→ The task:
Restate the listing that follows word for word, without its pictures.

→ Given data:

— Start —

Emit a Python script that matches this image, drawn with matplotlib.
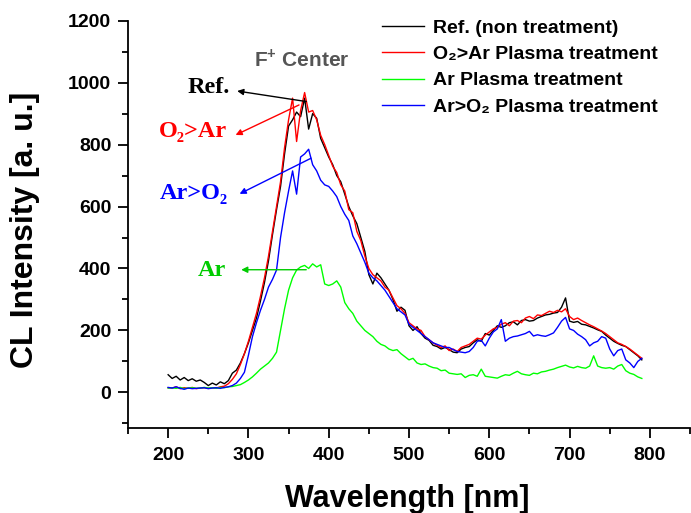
import numpy as np
import matplotlib
matplotlib.use("Agg")
import matplotlib.pyplot as plt
from matplotlib.ticker import MultipleLocator

plt.rcParams['font.family'] = ['Liberation Sans', 'DejaVu Sans']
plt.rcParams['mathtext.fontset'] = 'custom'
plt.rcParams['mathtext.rm'] = 'Liberation Sans:bold'
plt.rcParams['mathtext.bf'] = 'Liberation Sans:bold'

# ---- data (wavelength start 200 nm, step 5 nm) ----
wl_start = 200
wl_step = 5

ref = [57, 45, 52, 40, 48, 38, 44, 36, 40, 32,
       22, 30, 24, 34, 28, 38, 62, 72, 95, 125,
       160, 200, 240, 295, 355, 425, 510, 590, 665, 770,
       860, 880, 905, 890, 950, 850, 900, 885, 820, 790,
       760, 735, 700, 680, 640, 600, 570, 545, 500, 455,
       380, 350, 385, 370, 350, 330, 300, 262, 275, 265,
       215, 200, 212, 190, 175, 168, 152, 148, 140, 145,
       138, 130, 128, 140, 145, 148, 160, 170, 165, 190,
       185, 200, 215, 210, 215, 225, 228, 218, 232, 235,
       230, 232, 240, 245, 250, 252, 256, 258, 275, 305,
       230, 226, 229, 220, 218, 213, 208, 202, 197, 185,
       175, 165, 158, 152, 148, 138, 128, 118, 105]

o2_ar = [15, 14, 18, 12, 15, 13, 16, 12, 14, 15,
         13, 15, 14, 18, 20, 28, 42, 60, 90, 125,
         165, 210, 255, 310, 370, 440, 520, 600, 680, 790,
         880, 950, 810, 910, 968, 905, 910, 880, 830, 800,
         765, 730, 710, 670, 650, 590, 580, 520, 490, 440,
         400, 380, 370, 360, 340, 330, 305, 280, 270, 255,
         225, 215, 205, 200, 180, 170, 160, 152, 145, 150,
         135, 140, 132, 145, 150, 155, 165, 175, 172, 185,
         195, 205, 210, 220, 225, 215, 230, 232, 225, 240,
         245, 238, 250, 248, 255, 262, 258, 265, 260, 270,
         245, 235, 240, 232, 225, 218, 212, 205, 198, 190,
         180, 170, 160, 155, 148, 140, 130, 120, 110]

ar = [14, 15, 13, 16, 12, 14, 15, 13, 14, 16,
      14, 15, 13, 16, 15, 18, 19, 22, 25, 32,
      40, 50, 62, 75, 85, 95, 110, 130, 200, 270,
      330, 370, 395, 405, 410, 400, 415, 405, 412, 350,
      345, 350, 360, 340, 290, 270, 255, 230, 215, 200,
      190, 180, 165, 155, 150, 140, 135, 138, 125, 115,
      105, 110, 95, 90, 92, 85, 80, 78, 70, 72,
      62, 60, 58, 60, 48, 55, 57, 52, 75, 52,
      50, 48, 46, 52, 57, 55, 62, 68, 60, 57,
      55, 62, 60, 66, 68, 72, 75, 80, 84, 88,
      82, 79, 84, 80, 78, 85, 118, 85, 80, 78,
      80, 75, 85, 90, 70, 62, 58, 50, 45]

ar_o2 = [16, 14, 18, 13, 10, 14, 12, 13, 14, 15,
         12, 14, 15, 13, 16, 18, 22, 30, 45, 65,
         120, 180, 225, 265, 300, 340, 365, 395, 500, 580,
         650, 715, 640, 760, 770, 785, 735, 715, 685, 670,
         665, 650, 632, 600, 575, 555, 505, 480, 450, 420,
         385, 370, 360, 345, 330, 310, 290, 270, 260, 250,
         220, 210, 200, 190, 180, 170, 160, 155, 150, 145,
         145, 138, 132, 130, 128, 132, 145, 165, 168, 150,
         175, 195, 205, 235, 165, 175, 180, 182, 186, 190,
         197, 182, 186, 183, 181, 186, 192, 210, 230, 242,
         205, 200, 188, 180, 170, 150, 160, 165, 180, 175,
         140, 118, 135, 140, 105, 95, 80, 100, 110]

series_labels = ["Ref. (non treatment)", "O\u2082>Ar Plasma treatment",
                 "Ar Plasma treatment", "Ar>O\u2082 Plasma treatment"]
series_colors = ["#000000", "#ff0000", "#00ff00", "#0000ff"]

x_ticks = [200, 300, 400, 500, 600, 700, 800]
y_ticks = [0, 200, 400, 600, 800, 1000, 1200]

# annotation labels: (text, color, text pos, arrow tail (at peak), arrow head)
ann_texts = ["Ref.", "O\u2082>Ar", "Ar>O\u2082", "Ar"]
ann_text_xy = [(250, 985), (231, 843), (232, 641), (254, 394)]
ann_tail_xy = [(372, 939), (363, 928), (378, 756), (372, 396)]
ann_head_xy = [(286, 973), (284, 831), (289, 641), (291, 396)]

# ---- figure ----
W, H = 691, 513
fig = plt.figure(figsize=(W / 100, H / 100), dpi=100)
ax = fig.add_axes([128 / W, 1 - 428 / H, (690 - 128) / W, (428 - 20.7) / H])

for vals, lab, col in zip([ref, o2_ar, ar, ar_o2], series_labels, series_colors):
    x = wl_start + wl_step * np.arange(len(vals))
    ax.plot(x, vals, color=col, lw=1.0, label=lab)

ax.set_xlim(150, 850)
ax.set_ylim(-115, 1200)
ax.set_xticks(x_ticks)
ax.set_yticks(y_ticks)
ax.xaxis.set_minor_locator(MultipleLocator(50))
ax.yaxis.set_minor_locator(MultipleLocator(100))
for s in ["top", "right"]:
    ax.spines[s].set_visible(False)
for s in ["left", "bottom"]:
    ax.spines[s].set_linewidth(1.3)
ax.tick_params(which="major", length=7, width=1.3, direction="out", labelsize=14)
ax.tick_params(axis="x", which="major", pad=7)
ax.tick_params(axis="y", which="major", pad=5)
ax.tick_params(which="minor", length=4, width=1.3, direction="out")
for lbl in ax.get_xticklabels() + ax.get_yticklabels():
    lbl.set_fontweight("bold")

fig.text(25 / W, 1 - 230 / H, "CL Intensity [a. u.]", rotation=90, ha="center",
         va="center", fontsize=23, fontweight="bold")
fig.text(407 / W, 1 - 499 / H, "Wavelength [nm]", ha="center", va="center",
         fontsize=22, fontweight="bold")

leg = ax.legend(loc="upper left", bbox_to_anchor=(381.7 / W, 1 - 19 / H),
                bbox_transform=fig.transFigure, frameon=False, borderpad=0,
                borderaxespad=0, handlelength=2.15, handletextpad=0.5,
                labelspacing=0.45, prop={"weight": "bold", "size": 14})

ax.text(367, 1076, r"F$^{+}$ Center", ha="center", va="center", fontsize=15,
        fontweight="bold", color="#555555")

for t, col, txy, tail, head in zip(ann_texts, ["#000000", "#ff0000", "#0000ff", "#00cc00"],
                                   ann_text_xy, ann_tail_xy, ann_head_xy):
    ax.text(txy[0], txy[1], t, ha="center", va="center", fontsize=17.5,
            fontweight="bold", color=col, family=["Liberation Serif", "DejaVu Serif"])
    ax.annotate("", xy=head, xytext=tail,
                arrowprops=dict(arrowstyle="-|>", color=col, lw=1.0,
                                mutation_scale=9, shrinkA=0, shrinkB=0))

fig.savefig("out.png", dpi=100)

— End —

→ Worked answer:
Emit a Python script that matches this image, drawn with matplotlib.
import numpy as np
import matplotlib
matplotlib.use("Agg")
import matplotlib.pyplot as plt
from matplotlib.ticker import MultipleLocator

plt.rcParams['font.family'] = ['Liberation Sans', 'DejaVu Sans']
plt.rcParams['mathtext.fontset'] = 'custom'
plt.rcParams['mathtext.rm'] = 'Liberation Sans:bold'
plt.rcParams['mathtext.bf'] = 'Liberation Sans:bold'

# ---- data (wavelength start 200 nm, step 5 nm) ----
wl_start = 200
wl_step = 5

ref = [57, 45, 52, 40, 48, 38, 44, 36, 40, 32,
       22, 30, 24, 34, 28, 38, 62, 72, 95, 125,
       160, 200, 240, 295, 355, 425, 510, 590, 665, 770,
       860, 880, 905, 890, 950, 850, 900, 885, 820, 790,
       760, 735, 700, 680, 640, 600, 570, 545, 500, 455,
       380, 350, 385, 370, 350, 330, 300, 262, 275, 265,
       215, 200, 212, 190, 175, 168, 152, 148, 140, 145,
       138, 130, 128, 140, 145, 148, 160, 170, 165, 190,
       185, 200, 215, 210, 215, 225, 228, 218, 232, 235,
       230, 232, 240, 245, 250, 252, 256, 258, 275, 305,
       230, 226, 229, 220, 218, 213, 208, 202, 197, 185,
       175, 165, 158, 152, 148, 138, 128, 118, 105]

o2_ar = [15, 14, 18, 12, 15, 13, 16, 12, 14, 15,
         13, 15, 14, 18, 20, 28, 42, 60, 90, 125,
         165, 210, 255, 310, 370, 440, 520, 600, 680, 790,
         880, 950, 810, 910, 968, 905, 910, 880, 830, 800,
         765, 730, 710, 670, 650, 590, 580, 520, 490, 440,
         400, 380, 370, 360, 340, 330, 305, 280, 270, 255,
         225, 215, 205, 200, 180, 170, 160, 152, 145, 150,
         135, 140, 132, 145, 150, 155, 165, 175, 172, 185,
         195, 205, 210, 220, 225, 215, 230, 232, 225, 240,
         245, 238, 250, 248, 255, 262, 258, 265, 260, 270,
         245, 235, 240, 232, 225, 218, 212, 205, 198, 190,
         180, 170, 160, 155, 148, 140, 130, 120, 110]

ar = [14, 15, 13, 16, 12, 14, 15, 13, 14, 16,
      14, 15, 13, 16, 15, 18, 19, 22, 25, 32,
      40, 50, 62, 75, 85, 95, 110, 130, 200, 270,
      330, 370, 395, 405, 410, 400, 415, 405, 412, 350,
      345, 350, 360, 340, 290, 270, 255, 230, 215, 200,
      190, 180, 165, 155, 150, 140, 135, 138, 125, 115,
      105, 110, 95, 90, 92, 85, 80, 78, 70, 72,
      62, 60, 58, 60, 48, 55, 57, 52, 75, 52,
      50, 48, 46, 52, 57, 55, 62, 68, 60, 57,
      55, 62, 60, 66, 68, 72, 75, 80, 84, 88,
      82, 79, 84, 80, 78, 85, 118, 85, 80, 78,
      80, 75, 85, 90, 70, 62, 58, 50, 45]

ar_o2 = [16, 14, 18, 13, 10, 14, 12, 13, 14, 15,
         12, 14, 15, 13, 16, 18, 22, 30, 45, 65,
         120, 180, 225, 265, 300, 340, 365, 395, 500, 580,
         650, 715, 640, 760, 770, 785, 735, 715, 685, 670,
         665, 650, 632, 600, 575, 555, 505, 480, 450, 420,
         385, 370, 360, 345, 330, 310, 290, 270, 260, 250,
         220, 210, 200, 190, 180, 170, 160, 155, 150, 145,
         145, 138, 132, 130, 128, 132, 145, 165, 168, 150,
         175, 195, 205, 235, 165, 175, 180, 182, 186, 190,
         197, 182, 186, 183, 181, 186, 192, 210, 230, 242,
         205, 200, 188, 180, 170, 150, 160, 165, 180, 175,
         140, 118, 135, 140, 105, 95, 80, 100, 110]

series_labels = ["Ref. (non treatment)", "O\u2082>Ar Plasma treatment",
                 "Ar Plasma treatment", "Ar>O\u2082 Plasma treatment"]
series_colors = ["#000000", "#ff0000", "#00ff00", "#0000ff"]

x_ticks = [200, 300, 400, 500, 600, 700, 800]
y_ticks = [0, 200, 400, 600, 800, 1000, 1200]

# annotation labels: (text, color, text pos, arrow tail (at peak), arrow head)
ann_texts = ["Ref.", "O\u2082>Ar", "Ar>O\u2082", "Ar"]
ann_text_xy = [(250, 985), (231, 843), (232, 641), (254, 394)]
ann_tail_xy = [(372, 939), (363, 928), (378, 756), (372, 396)]
ann_head_xy = [(286, 973), (284, 831), (289, 641), (291, 396)]

# ---- figure ----
W, H = 691, 513
fig = plt.figure(figsize=(W / 100, H / 100), dpi=100)
ax = fig.add_axes([128 / W, 1 - 428 / H, (690 - 128) / W, (428 - 20.7) / H])

for vals, lab, col in zip([ref, o2_ar, ar, ar_o2], series_labels, series_colors):
    x = wl_start + wl_step * np.arange(len(vals))
    ax.plot(x, vals, color=col, lw=1.0, label=lab)

ax.set_xlim(150, 850)
ax.set_ylim(-115, 1200)
ax.set_xticks(x_ticks)
ax.set_yticks(y_ticks)
ax.xaxis.set_minor_locator(MultipleLocator(50))
ax.yaxis.set_minor_locator(MultipleLocator(100))
for s in ["top", "right"]:
    ax.spines[s].set_visible(False)
for s in ["left", "bottom"]:
    ax.spines[s].set_linewidth(1.3)
ax.tick_params(which="major", length=7, width=1.3, direction="out", labelsize=14)
ax.tick_params(axis="x", which="major", pad=7)
ax.tick_params(axis="y", which="major", pad=5)
ax.tick_params(which="minor", length=4, width=1.3, direction="out")
for lbl in ax.get_xticklabels() + ax.get_yticklabels():
    lbl.set_fontweight("bold")

fig.text(25 / W, 1 - 230 / H, "CL Intensity [a. u.]", rotation=90, ha="center",
         va="center", fontsize=23, fontweight="bold")
fig.text(407 / W, 1 - 499 / H, "Wavelength [nm]", ha="center", va="center",
         fontsize=22, fontweight="bold")

leg = ax.legend(loc="upper left", bbox_to_anchor=(381.7 / W, 1 - 19 / H),
                bbox_transform=fig.transFigure, frameon=False, borderpad=0,
                borderaxespad=0, handlelength=2.15, handletextpad=0.5,
                labelspacing=0.45, prop={"weight": "bold", "size": 14})

ax.text(367, 1076, r"F$^{+}$ Center", ha="center", va="center", fontsize=15,
        fontweight="bold", color="#555555")

for t, col, txy, tail, head in zip(ann_texts, ["#000000", "#ff0000", "#0000ff", "#00cc00"],
                                   ann_text_xy, ann_tail_xy, ann_head_xy):
    ax.text(txy[0], txy[1], t, ha="center", va="center", fontsize=17.5,
            fontweight="bold", color=col, family=["Liberation Serif", "DejaVu Serif"])
    ax.annotate("", xy=head, xytext=tail,
                arrowprops=dict(arrowstyle="-|>", color=col, lw=1.0,
                                mutation_scale=9, shrinkA=0, shrinkB=0))

fig.savefig("out.png", dpi=100)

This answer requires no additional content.